Beat Baumann, per quale motivo Unia ha elaborato una ricetta economica per tutta la Ue? Un lavoro retribuito è assolutamente centrale per tutte le persone, in modo che facciano parte della società, possano guadagnarsi da vivere ed essere apprezzate. Unia è un sindacato europeo e molti dei nostri iscritti provengono dai paesi europei. Buona parte di essi sono venuti in Svizzera dopo la crisi finanziaria a causa dell’alto tasso di disoccupazione dei loro paesi di provenienza.
Perché i sindacati non parlano da tempo di piena occupazione? Le statistiche ufficiali sulla disoccupazione dipingono un quadro troppo roseo. Solo lentamente l’opinione pubblica si rende conto che molti lavoratori a tempo parziale vorrebbero lavorare di più e che molti disoccupati non cercano più lavoro perché scoraggiati dalle molte risposte negative ricevute.
Non sarebbe problematico dal punto di vista giuridico e politico costringere le grandi imprese ad aumentare il numero di posti di lavoro e le spese per il personale? Le imprese traggono vantaggio dalla globalizzazione, realizzano enormi profitti e spesso licenziano i dipendenti, trasferendo così i costi all’assicurazione contro la disoccupazione. La nostra proposta non è rivolta alle Pmi che creano posti di lavoro, né allo Stato. Sono le ricche multinazionali che dovrebbero finalmente assumersi delle responsabilità in tema di occupazione. Ad esempio, si veda Novartis,nonostante i profitti in forte aumento, ha annunciato la riduzione di 2150 posti di lavoro in Svizzera.

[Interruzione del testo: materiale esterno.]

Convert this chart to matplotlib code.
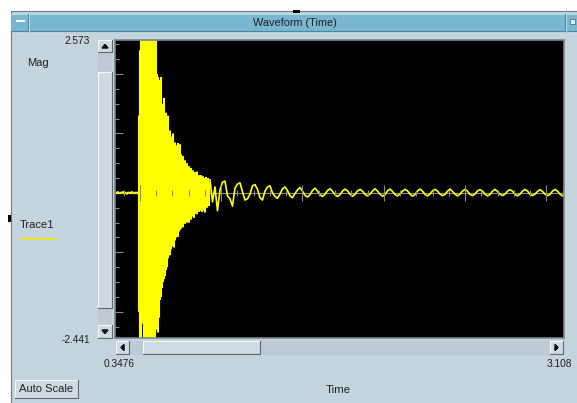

Per realizzare queste ricette è necessario almeno un forte accordo sindacale a livello europeo. La situazione di oggi è diversa … La nostra proposta funziona solo se i sindacati in Europa sostengono il progetto insieme. Non è certo semplice. Ma ci sono dei progressi, i sindacati in Europa hanno condotto insieme una campagna congiunta sui salari e stanno chiedendo ora un salario minimo europeo.
Il vostro progetto intende dare voce anche ai comitati aziendali, non è vero? Sì, i comitati aziendali rappresentano i dipendenti, che negozierebbero con la direzione i passi per l’attuazione dell’obiettivo occupazionale. Si tratterebbe sostanzialmente di investire per aumentare i posti di lavoro o di ridurre l’orario di lavoro. Queste decisioni devono essere prese democraticamente, quindi con il coinvolgimento dei lavoratori e delle lavoratrici.